Kennedy: War stories stir memories of Vietnam

photo Mark Kennedy

My uncle, a retired U.S. Air Force colonel, once asked my father, a Korea combat vet, how he managed to rise to the rank of master sergeant during the heat of the conflict.

Dad's answer was short and chilling: Process of elimination.

Like many men who served in combat, my father, who is now deceased, didn't talk much about his war experiences. When asked a question about Korea, he would answer in a respectful but terse way that didn't invite follow-ups.

Sometimes I would eavesdrop on his long-distance phone conversations with his Army buddies who would call him on special occasions or to report a fresh death in the ranks. It amazed me how 30, even 40 years after the war they still seemed bonded, having spent only a few months together as young men on the frozen battlefields of Korea. It was as if they spoke a different language, drawing from a vocabulary of shared hardships and alphanumeric Army talk.

Wartime friendships, some say, only grow stronger as combat veterans age and grapple with what, for many, were the defining years of their lives.

Last week, I conversed with two Vietnam War veterans who have become friends after meeting at recent reunions of the 221st Reconnaissance Airplane Company, a unit that spent seven years patrolling the Mekong Delta area of Vietnam. The unit, which was known for flying L-19 or 0-1 Cessna Bird Dog airplanes, had its own monument dedicated earlier this year at Fort Rucker, Ala.

One of these men you may know, the other you almost certainly won't.

Dr. Don Loftis is a former Hamilton County schools superintendent. Hank Collins is a retired Alabama salesman and banker who has just published a collection of historical-fiction stories "Eyes Over the Delta," which is available at Amazon.com and is based on his experiences flying with the 221st in Vietnam.

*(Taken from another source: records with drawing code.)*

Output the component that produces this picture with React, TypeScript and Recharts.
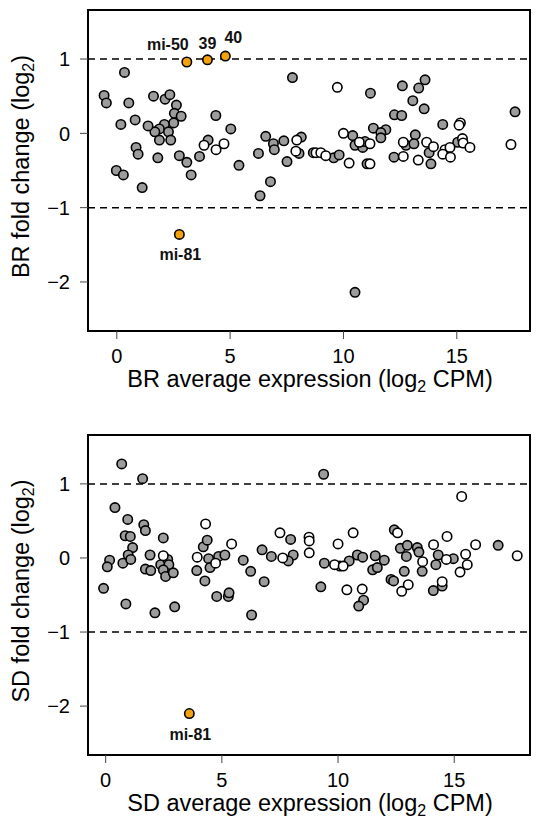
import React from 'react';
import { ScatterChart, Scatter, XAxis, YAxis, ReferenceLine, ReferenceArea } from 'recharts';

const FONT = '"Liberation Sans", Arial, Helvetica, sans-serif';
const GRAY = '#9c9c9c';
const ORANGE = '#f5a20a';

// --- BR panel ---
const brGrayExpr = [0.34, -0.56, -0.46, 0.53, 1.62, 2.13, 2.34, 2.63, 2.54, 2.84, 2.51, 2.10, 1.88, 2.28, 1.68, 1.38, 0.81, 0.18, 1.88, 2.38, 0.85, 0.94, 1.81, 2.76, 3.09, 3.28, 3.65, 4.03, 4.37, 5.03, -0.02, 0.29, 1.12, 5.39, 7.75, 11.19, 11.32, 6.57, 6.91, 6.95, 7.37, 8.14, 8.04, 6.25, 7.51, 6.78, 6.32, 8.67, 9.57, 9.81, 10.41, 10.51, 10.85, 10.95, 11.04, 10.51, 13.6, 12.6, 13.32, 13.06, 13.56, 12.25, 12.57, 14.38, 17.57, 11.87, 11.65, 11.65, 13.17, 12.76, 13.11, 12.23, 13.78, 13.86, 15.04];
const brGrayFold = [0.82, 0.51, 0.41, 0.41, 0.50, 0.46, 0.52, 0.38, 0.27, 0.23, 0.14, 0.12, 0.06, 0.02, 0.02, 0.10, 0.18, 0.12, -0.09, -0.09, -0.19, -0.28, -0.33, -0.30, -0.39, -0.56, -0.31, -0.09, 0.24, 0.06, -0.50, -0.56, -0.73, -0.43, 0.75, 0.54, 0.07, -0.04, -0.14, -0.22, -0.10, -0.05, -0.27, -0.27, -0.38, -0.65, -0.84, -0.26, -0.33, -0.29, -0.03, -0.16, -0.19, -0.11, -0.41, -2.14, 0.72, 0.64, 0.61, 0.44, 0.33, 0.25, 0.24, 0.12, 0.29, 0.05, 0.01, -0.06, -0.02, -0.16, -0.14, -0.32, -0.26, -0.41, -0.12];
const brOpenExpr = [3.85, 4.38, 4.73, 9.73, 10.0, 7.94, 7.9, 8.79, 9.0, 9.22, 10.25, 11.17, 10.7, 11.17, 15.16, 15.1, 12.64, 13.67, 13.97, 14.48, 14.7, 14.38, 14.72, 15.25, 15.28, 15.58, 12.64, 13.3, 17.39];
const brOpenFold = [-0.16, -0.22, -0.14, 0.62, 0.0, -0.09, -0.24, -0.26, -0.26, -0.30, -0.40, -0.14, -0.12, -0.41, 0.14, 0.11, -0.12, -0.12, -0.18, -0.22, -0.19, -0.28, -0.32, -0.07, -0.13, -0.19, -0.31, -0.36, -0.15];
const brHlNames = ['mi-50', '39', '40', 'mi-81'];
const brHlExpr = [3.09, 4.0, 4.79, 2.76];
const brHlFold = [0.96, 0.99, 1.04, -1.36];

// --- SD panel ---
const sdGrayExpr = [0.69, 1.59, 0.40, 0.95, 1.64, 1.71, 0.84, 1.06, 2.48, 1.16, 0.97, 0.17, 0.07, 0.74, 1.08, 1.91, 1.71, 1.94, 2.37, 2.67, 2.72, 2.48, 2.58, 2.91, -0.09, 0.87, 2.12, 2.97, 4.2, 4.37, 4.43, 3.92, 4.49, 4.27, 4.86, 5.13, 4.78, 5.28, 5.31, 9.38, 7.96, 6.73, 7.13, 8.07, 7.86, 5.92, 6.24, 6.82, 6.28, 9.41, 9.26, 10.08, 10.48, 10.83, 11.06, 11.6, 11.49, 11.69, 11.1, 10.89, 12.42, 12.68, 12.98, 13.41, 13.48, 12.94, 11.99, 14.31, 14.96, 14.21, 13.62, 12.85, 12.28, 12.39, 14.1, 14.48, 16.89];
const sdGrayFold = [1.27, 1.07, 0.68, 0.52, 0.45, 0.37, 0.30, 0.29, 0.27, 0.14, 0.04, -0.03, -0.12, -0.07, -0.02, 0.04, -0.15, -0.17, -0.09, -0.02, -0.09, -0.16, -0.25, -0.20, -0.41, -0.62, -0.74, -0.66, 0.15, 0.24, -0.01, -0.17, -0.13, -0.31, 0.02, 0.04, -0.52, -0.52, -0.47, 1.13, 0.25, 0.11, 0.02, 0.04, -0.04, -0.03, -0.18, -0.32, -0.77, -0.07, -0.39, -0.11, -0.04, 0.04, 0.01, 0.03, -0.16, -0.13, -0.57, -0.65, 0.38, 0.13, 0.17, 0.14, 0.08, 0.02, -0.03, 0.04, -0.01, -0.09, -0.18, -0.18, -0.29, -0.31, -0.44, -0.38, 0.17];
const sdOpenExpr = [4.30, 3.94, 2.48, 4.73, 5.42, 7.5, 8.75, 8.76, 8.76, 7.62, 10.0, 10.65, 9.85, 10.22, 10.38, 11.04, 12.56, 14.69, 14.11, 15.92, 15.32, 13.64, 14.66, 15.49, 15.56, 15.25, 13.02, 12.74, 14.48, 17.71];
const sdOpenFold = [0.46, 0.01, 0.03, -0.07, 0.19, 0.34, 0.28, 0.23, 0.07, 0.0, 0.19, 0.34, -0.09, -0.11, -0.43, -0.42, 0.34, 0.29, 0.18, 0.18, 0.83, -0.05, -0.02, 0.05, -0.09, -0.19, -0.36, -0.45, -0.32, 0.03];
const sdHlNames = ['mi-81'];
const sdHlExpr = [3.6];
const sdHlFold = [-2.10];

const xTicks = [0, 5, 10, 15];
const yTicks = [-2, -1, 0, 1];
const yDomain: [number, number] = [-2.66, 1.66];

const zip = (xs: number[], ys: number[], names?: string[]) =>
  xs.map((x, i) => ({ x, y: ys[i], name: names ? names[i] : '' }));

// label placement relative to the point, by name
const labelOffset: Record<string, [number, number]> = {
  'mi-50': [-19, -12],
  '39': [0, -11],
  '40': [8, -13],
  'mi-81': [1, 26],
};

const dot = (fill: string) => (props: any) => (
  <circle cx={props.cx} cy={props.cy} r={4.7} fill={fill} stroke="#000" strokeWidth={1.6} />
);

const HlDot = (props: any) => {
  const { cx, cy, payload } = props;
  const off = labelOffset[payload.name] || [0, -12];
  return (
    <g>
      <circle cx={cx} cy={cy} r={4.7} fill={ORANGE} stroke="#000" strokeWidth={1.6} />
      <text x={cx + off[0]} y={cy + off[1]} textAnchor="middle" fontFamily={FONT} fontWeight="bold" fontSize={16} fill="#111">
        {payload.name}
      </text>
    </g>
  );
};

const fmt = (v: number) => (v < 0 ? '\u2212' + Math.abs(v) : String(v));

const XTick = (props: any) => (
  <text x={props.x} y={props.y} dy="0.71em" textAnchor="middle" fontFamily={FONT} fontSize={20} fill="#000">
    {props.payload.value}
  </text>
);

const YTick = (props: any) => (
  <text x={props.x} y={props.y} dy="0.36em" textAnchor="end" fontFamily={FONT} fontSize={20} fill="#000">
    {fmt(props.payload.value)}
  </text>
);

interface PanelProps {
  tag: string;
  top: number;
  height: number;
  marginTop: number;
  xAxisHeight: number;
  xDomain: [number, number];
  gray: { x: number; y: number }[];
  open: { x: number; y: number }[];
  hl: { x: number; y: number; name: string }[];
}

function Panel({ tag, top, height, marginTop, xAxisHeight, xDomain, gray, open, hl }: PanelProps) {
  return (
    <div style={{ position: 'absolute', left: 0, top }}>
      <ScatterChart width={536} height={height} margin={{ top: marginTop, right: 6, bottom: 0, left: 0 }}>
        <XAxis
          type="number"
          dataKey="x"
          domain={xDomain}
          ticks={xTicks}
          interval={0}
          allowDataOverflow
          height={xAxisHeight}
          axisLine={false}
          tickLine={{ stroke: '#444', strokeWidth: 1 }}
          tickSize={8}
          tickMargin={10}
          tick={<XTick />}
          label={{
            content: (p: any) => {
              const vb = p.viewBox;
              return (
                <text x={vb.x + vb.width / 2 + 1} y={vb.y + 56} textAnchor="middle" fontFamily={FONT} fontSize={23.5} fill="#000">
                  {tag} average expression (log<tspan dy={5} fontSize={16}>2</tspan>
                  <tspan dy={-5}> CPM)</tspan>
                </text>
              );
            },
          }}
        />
        <YAxis
          type="number"
          dataKey="y"
          domain={yDomain}
          ticks={yTicks}
          interval={0}
          allowDataOverflow
          width={88}
          axisLine={false}
          tickLine={{ stroke: '#444', strokeWidth: 1 }}
          tickSize={8}
          tickMargin={10}
          tick={<YTick />}
          label={{
            content: (p: any) => {
              const vb = p.viewBox;
              const cx = vb.x + 29;
              const cy = vb.y + vb.height / 2 - 4;
              return (
                <text x={cx} y={cy} transform={`rotate(-90, ${cx}, ${cy})`} textAnchor="middle" fontFamily={FONT} fontSize={23.5} fill="#000">
                  {tag} fold change (log<tspan dy={5} fontSize={16}>2</tspan>
                  <tspan dy={-5}>)</tspan>
                </text>
              );
            },
          }}
        />
        <ReferenceLine y={1} stroke="#000" strokeWidth={1.5} strokeDasharray="7 5" />
        <ReferenceLine y={-1} stroke="#000" strokeWidth={1.5} strokeDasharray="7 5" />
        <ReferenceArea
          x1={xDomain[0]}
          x2={xDomain[1]}
          y1={yDomain[0]}
          y2={yDomain[1]}
          fill="none"
          stroke="#000"
          strokeWidth={2}
          ifOverflow="visible"
        />
        <Scatter data={gray} shape={dot(GRAY)} isAnimationActive={false} />
        <Scatter data={open} shape={dot('#fff')} isAnimationActive={false} />
        <Scatter data={hl} shape={<HlDot />} isAnimationActive={false} />
      </ScatterChart>
    </div>
  );
}

export default function App() {
  return (
    <div style={{ position: 'absolute', left: 0, top: 0, width: 536, height: 825, background: '#fff' }}>
      <Panel
        tag="BR"
        top={0}
        height={415}
        marginTop={10}
        xAxisHeight={84}
        xDomain={[-1.27, 18.23]}
        gray={zip(brGrayExpr, brGrayFold)}
        open={zip(brOpenExpr, brOpenFold)}
        hl={zip(brHlExpr, brHlFold, brHlNames)}
      />
      <Panel
        tag="SD"
        top={415}
        height={410}
        marginTop={20}
        xAxisHeight={70}
        xDomain={[-0.76, 18.26]}
        gray={zip(sdGrayExpr, sdGrayFold)}
        open={zip(sdOpenExpr, sdOpenFold)}
        hl={zip(sdHlExpr, sdHlFold, sdHlNames)}
      />
    </div>
  );
}
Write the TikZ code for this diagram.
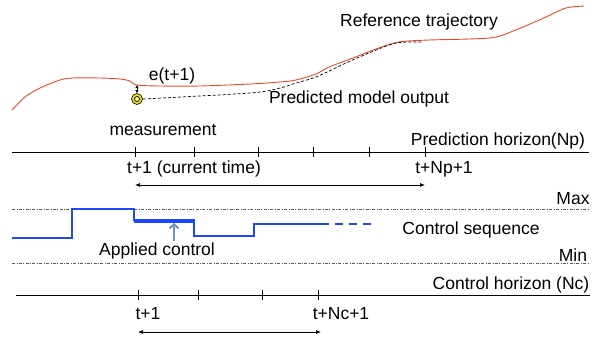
\documentclass[tikz,border=0pt]{standalone}
\usepackage{fontspec}
\setmainfont{Liberation Sans}
\usetikzlibrary{arrows.meta, positioning}
\definecolor{reftraj}{RGB}{240,70,40}
\definecolor{ctrlblue}{RGB}{30,70,250}
\definecolor{applblue}{RGB}{110,150,200}

\begin{document}
\begin{tikzpicture}[
    x=1pt, y=-1pt,
    lbl/.style={font=\fontsize{17.5}{19}\selectfont, inner sep=0pt},
    axis/.style={line width=0.8pt},
    limit/.style={gray!70!black, line width=0.7pt, dash pattern=on 3pt off 1.5pt on 0.8pt off 1.5pt},
    ctrl/.style={ctrlblue, line width=1.8pt},
    arr/.style={{Latex[length=5pt,width=4pt]}-{Latex[length=5pt,width=4pt]}, line width=0.7pt}
]
\useasboundingbox (0,0) rectangle (596,338);

% reference and predicted output
\draw[reftraj, line width=0.9pt] plot[smooth, tension=0.5] coordinates {(12,110) (25,97) (40,88) (60,80) (73,78) (100,78) (120,79) (130,81) (137,85) (160,86) (200,86) (250,84) (280,82) (296,80) (316,74) (329,67) (353,58) (376,49) (399,42) (429,40) (469,39) (496,37) (523,27) (546,17) (566,8) (584,6)};
\node[circle, draw, fill=yellow!90!black, line width=0.6pt, minimum size=11pt, inner sep=0pt] (meas) at (137,99) {};
\node[circle, draw, fill=yellow!40, line width=0.7pt, minimum size=5pt, inner sep=0pt] at (meas) {};
\draw[dashed, line width=0.7pt, dash pattern=on 3pt off 2pt] plot[smooth, tension=0.5] coordinates {(meas.east) (250,93) (280,88) (296,83) (316,77) (346,63) (369,53) (396,43) (423,42)};
\coordinate (err) at (137,85);
\draw[{Latex[length=3pt,width=3.5pt]}-{Latex[length=3pt,width=3.5pt]}, line width=0.6pt] (err) -- (meas.north);
\node[lbl] (reflbl) at (419,22) {Reference trajectory};
\node[lbl] (errlbl) at (172,76) {e(t+1)};
\node[lbl] (predlbl) at (359,99) {Predicted model output};

% prediction horizon
\node[lbl] (measlbl) at (163,130) {measurement};
\coordinate (np0) at (12,152);
\coordinate (np1) at (589,152);
\draw[axis] (np0) -- (np1);
\foreach \x [count=\i] in {135,194,258,313,369,425}
  \draw[axis] (\x,147) -- (\x,157) coordinate (pt\i);
\node[lbl] (nplbl) at (498,141) {Prediction horizon(Np)};
\node[lbl] (nowlbl) at (194,169) {t+1 (current time)};
\node[lbl] (npendlbl) at (444,169) {t+Np+1};
\coordinate (hp0) at (135,185);
\coordinate (hp1) at (425,185);
\draw[arr] (hp0) -- (hp1);

% constraints and control sequence
\coordinate (max0) at (12,209);
\coordinate (max1) at (590,209);
\coordinate (min0) at (12,263);
\coordinate (min1) at (590,263);
\draw[limit] (max0) -- (max1);
\draw[limit] (min0) -- (min1);
\node[lbl] (maxlbl) at (573,199) {Max};
\node[lbl] (minlbl) at (573,255) {Min};
\draw[ctrl] (12,238) -- (72,238) -- (72,209) -- (134,209) -- (134,220) -- (194,220) -- (194,236) -- (254,236) -- (254,224) -- (321,224);
\draw[ctrl, dash pattern=on 8pt off 6pt] (321,224) -- (374,224);
\draw[ctrlblue, line width=3.6pt] (134,221) -- (194,221);
\node[lbl] (seqlbl) at (471,230) {Control sequence};
\node[lbl] (applied) at (157,251) {Applied control};
\coordinate (uapp) at (174,223);
\draw[applblue, line width=2pt, -{Straight Barb[length=4pt,width=9pt]}] ([yshift=2pt]applied.north -| uapp) -- (uapp);

% control horizon
\coordinate (nc0) at (16,295);
\coordinate (nc1) at (590,295);
\draw[axis] (nc0) -- (nc1);
\foreach \x [count=\i] in {138,198,262,318}
  \draw[axis] (\x,290) -- (\x,300) coordinate (ct\i);
\node[lbl] (nclbl) at (511,285) {Control horizon (Nc)};
\node[lbl] (nc1lbl) at (148,314) {t+1};
\node[lbl] (ncendlbl) at (341,314) {t+Nc+1};
\coordinate (hc0) at (138,332);
\coordinate (hc1) at (321,332);
\draw[arr] (hc0) -- (hc1);
\end{tikzpicture}
\end{document}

Loftis, also a former 221st pilot, alerted me about Collins' book. I asked him how the two men - who never actually met in Vietnam - seem to have formed a durable friendship in recent years.

"... We just revel in the fact that we're still alive," Loftis said. "It's pure jubilation."

He explained, "I have often wondered why there's a feeling of closeness between people in combat, and a lot that is the obvious fact that you are depending upon each other for your lives.

"... Those who shared the same mission, and were in the same outfit or similar units, have the same feeling of gratitude and relief. ... It's just impossible to describe in a way that anyone who did not have similar experiences can even begin to understand."

With that introduction, I read Collins' book, which is full of visceral images of Vietnam: the war-maimed children of unions between U.S. servicemen and Vietnamese prostitutes; the animated prayers of relatives on the home front; the chilling memories of pilots watching death unfold from treetop level in the cockpits of small airplanes.

Collins said that for decades he didn't talk much about Vietnam, but the beginning of reunions of the 221st Reconnaissance Airplane Company in 2007 kindled his need to write about his war memories.

"It's cathartic," says Collins, 74, of these company reunions. "There's no putting on airs with these people. You know they were just as scared as you were."

The truth is, not all his memories of Vietnam are bad, Collins says. "You were young, nothing hurt," Collins laughs. "In some ways it was a good time in your life."

Meanwhile, America's ambivalence about the war seems to have given way to a new-found respect for Vietnam veterans, especially from the wave of American soldiers still returning from two protracted, 21st-century conflicts.

And Collins figures it's about time that healing happened.

"Any nation that forgets the ones who protected it," he says, "is ultimately doomed."